= Alfred Edwin Brain Jr. =

English player of the French horn

Alfred Edwin Brain Jr. (born London, 24 October 1885; died Los Angeles, 29 March 1966) was an English French horn player.

== Life ==
Brain came from a family of horn players, including his nephew, Dennis Brain. His father, Alfred Edwin Brain Sr. was also a well-known horn player. Brain started to learn the trumpet when he was six, but when he was twelve, he changed to the French horn and learned from his father. He studied at the Royal Academy of Music with Adolf Borsdorf, learning the piano from G.D. Cunningham, who taught his nephew the pipe organ forty years later. His first professional job was with the Scottish Orchestra. He then played in the Queen’s Hall Orchestra and the London Symphony Orchestra.

When World War I broke out, he joined the Scots Guards. In 1917, he worked in France, where the fighting was taking place.
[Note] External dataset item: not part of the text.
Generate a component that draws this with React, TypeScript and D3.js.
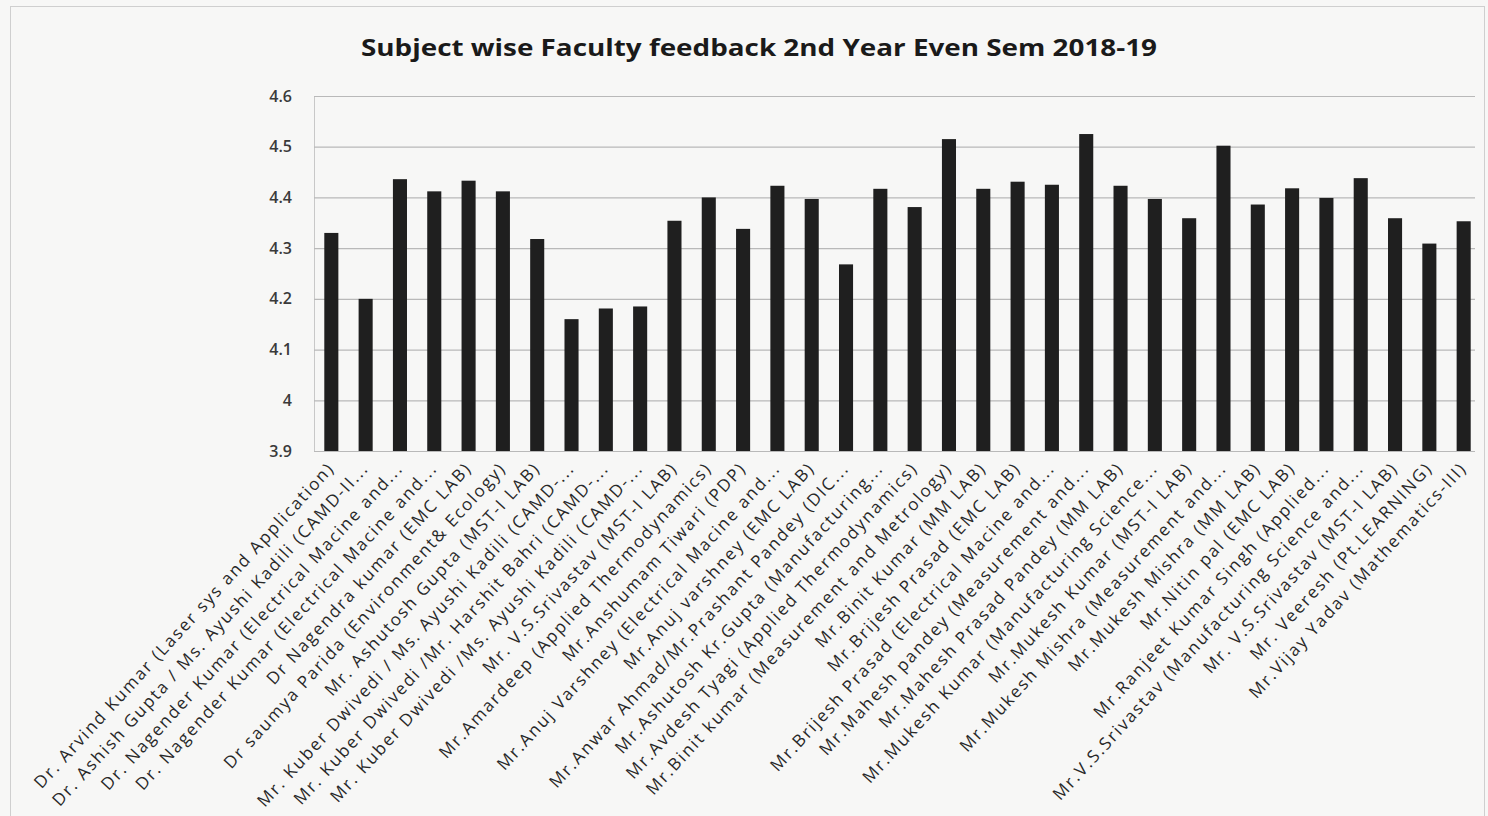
import { axisLeft, scaleBand, scaleLinear, select } from "d3";
import React, { useEffect, useRef } from "react";

const title = "Subject wise Faculty feedback 2nd Year Even Sem 2018-19";

const faculty = [
    "Dr. Arvind Kumar (Laser sys and Application)",
    "Dr. Ashish Gupta / Ms. Ayushi Kadili (CAMD-II...",
    "Dr. Nagender Kumar (Electrical Macine and...",
    "Dr. Nagender Kumar (Electrical Macine and...",
    "Dr Nagendra kumar (EMC LAB)",
    "Dr saumya Parida (Environment& Ecology)",
    "Mr. Ashutosh Gupta (MST-I LAB)",
    "Mr. Kuber Dwivedi / Ms. Ayushi Kadili (CAMD-...",
    "Mr. Kuber Dwivedi /Mr. Harshit Bahri (CAMD-...",
    "Mr. Kuber Dwivedi /Ms. Ayushi Kadili (CAMD-...",
    "Mr. V.S.Srivastav (MST-I LAB)",
    "Mr.Amardeep (Applied Thermodynamics)",
    "Mr.Anshumam Tiwari (PDP)",
    "Mr.Anuj Varshney (Electrical Macine and...",
    "Mr.Anuj varshney (EMC LAB)",
    "Mr.Anwar Ahmad/Mr.Prashant Pandey (DIC...",
    "Mr.Ashutosh Kr.Gupta (Manufacturing...",
    "Mr.Avdesh Tyagi (Applied Thermodynamics)",
    "Mr.Binit kumar (Measurement and Metrology)",
    "Mr.Binit Kumar (MM LAB)",
    "Mr.Brijesh Prasad  (EMC LAB)",
    "Mr.Brijesh Prasad (Electrical Macine and...",
    "Mr.Mahesh pandey (Measurement and...",
    "Mr.Mahesh Prasad Pandey (MM LAB)",
    "Mr.Mukesh Kumar (Manufacturing Science...",
    "Mr.Mukesh Kumar (MST-I LAB)",
    "Mr.Mukesh Mishra (Measurement and...",
    "Mr.Mukesh Mishra (MM LAB)",
    "Mr.Nitin pal (EMC LAB)",
    "Mr.Ranjeet Kumar Singh (Applied...",
    "Mr.V.S.Srivastav (Manufacturing Science and...",
    "Mr. V.S.Srivastav (MST-I LAB)",
    "Mr. Veeresh (Pt.LEARNING)",
    "Mr.Vijay Yadav (Mathematics-III)",
];

const feedback = [
    4.33, 4.2, 4.436, 4.412, 4.433, 4.412, 4.318, 4.16, 4.181, 4.185,
    4.354, 4.4, 4.338, 4.423, 4.397, 4.268, 4.417, 4.381, 4.515, 4.417,
    4.431, 4.425, 4.525, 4.423, 4.397, 4.359, 4.502, 4.386, 4.418, 4.399,
    4.438, 4.359, 4.309, 4.353,
];

const yTicks = [3.9, 4, 4.1, 4.2, 4.3, 4.4, 4.5, 4.6];

const App: React.FC = () => {
    const svgRef = useRef<SVGSVGElement>(null);

    useEffect(() => {
        if (!svgRef.current) return;
        svgRef.current.innerHTML = "";

        const W = 1488,
            H = 816;
        const margin = { top: 96, right: 7, bottom: 365, left: 314 };
        const height = H - margin.top - margin.bottom;

        const svg = select(svgRef.current)
            .attr("width", W)
            .attr("height", H);

        svg.append("rect")
            .attr("width", W)
            .attr("height", H)
            .attr("fill", "#f7f7f6");

        svg.append("rect")
            .attr("x", 10.5)
            .attr("y", 6.5)
            .attr("width", W - 14)
            .attr("height", H)
            .attr("fill", "none")
            .attr("stroke", "#cfcfcf");

        const x = scaleBand<string>()
            .domain(faculty.map((_, i) => String(i)))
            .range([margin.left, W - margin.right])
            .paddingInner(0.59)
            .paddingOuter(0.3);

        const y = scaleLinear()
            .domain([3.9, 4.6])
            .range([margin.top + height, margin.top]);

        svg.append("text")
            .attr("x", 759)
            .attr("y", 56)
            .attr("text-anchor", "middle")
            .attr("font-family", "'Open Sans', sans-serif")
            .attr("font-weight", 700)
            .attr("font-size", 24)
            .attr("fill", "#1a1a1a")
            .attr("textLength", 796)
            .attr("lengthAdjust", "spacingAndGlyphs")
            .text(title);

        svg.append("g")
            .attr("transform", `translate(${margin.left},0)`)
            .call(
                axisLeft(y)
                    .tickValues(yTicks)
                    .tickSize(-(W - margin.left - margin.right - 6))
                    .tickPadding(22)
                    .tickFormat(d => String(d)),
            )
            .call(g => g.select(".domain").attr("stroke", "#c8c8c8"))
            .call(g =>
                g.selectAll(".tick line")
                    .attr("stroke", "#b9b9b9")
                    .attr("stroke-width", 1.2),
            )
            .call(g =>
                g.selectAll(".tick text")
                    .attr("font-family", "'Open Sans', sans-serif")
                    .attr("font-size", 16)
                    .attr("font-weight", 600)
                    .attr("fill", "#3a3a3a"),
            );

        svg.append("g")
            .selectAll("rect")
            .data(feedback)
            .join("rect")
            .attr("x", (_, i) => x(String(i))!)
            .attr("y", d => y(d))
            .attr("width", x.bandwidth())
            .attr("height", d => y(3.9) - y(d))
            .attr("fill", "#1f1f1f");

        svg.append("g")
            .selectAll("text")
            .data(faculty)
            .join("text")
            .attr(
                "transform",
                (_, i) =>
                    `translate(${x(String(i))! + x.bandwidth() / 2 + 4},${y(3.9) + 18}) rotate(-47.5)`,
            )
            .attr("text-anchor", "end")
            .attr("font-family", "'Open Sans', sans-serif")
            .attr("font-size", 17)
            .attr("letter-spacing", 1.9)
            .attr("fill", "#282828")
            .text(d => d);
    }, []);

    return (
        <svg
            ref={svgRef}
            style={{ position: "absolute", left: 0, top: 0, display: "block" }}
        ></svg>
    );
};

export default App;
After the war, Brain was awarded the British War Medal and Victory Medal for his bravery.

When he returned to London after the war, along with his brother Aubrey Brain, he worked with several London-based orchestras, including at Covent Garden where he played with Sir Thomas Beecham.

In 1923, Brain emigrated to the United States. He played in the New York Philharmonic Orchestra and later for the Los Angeles Philharmonic Orchestra. In his later years in movie studios, including for 20th Century Fox.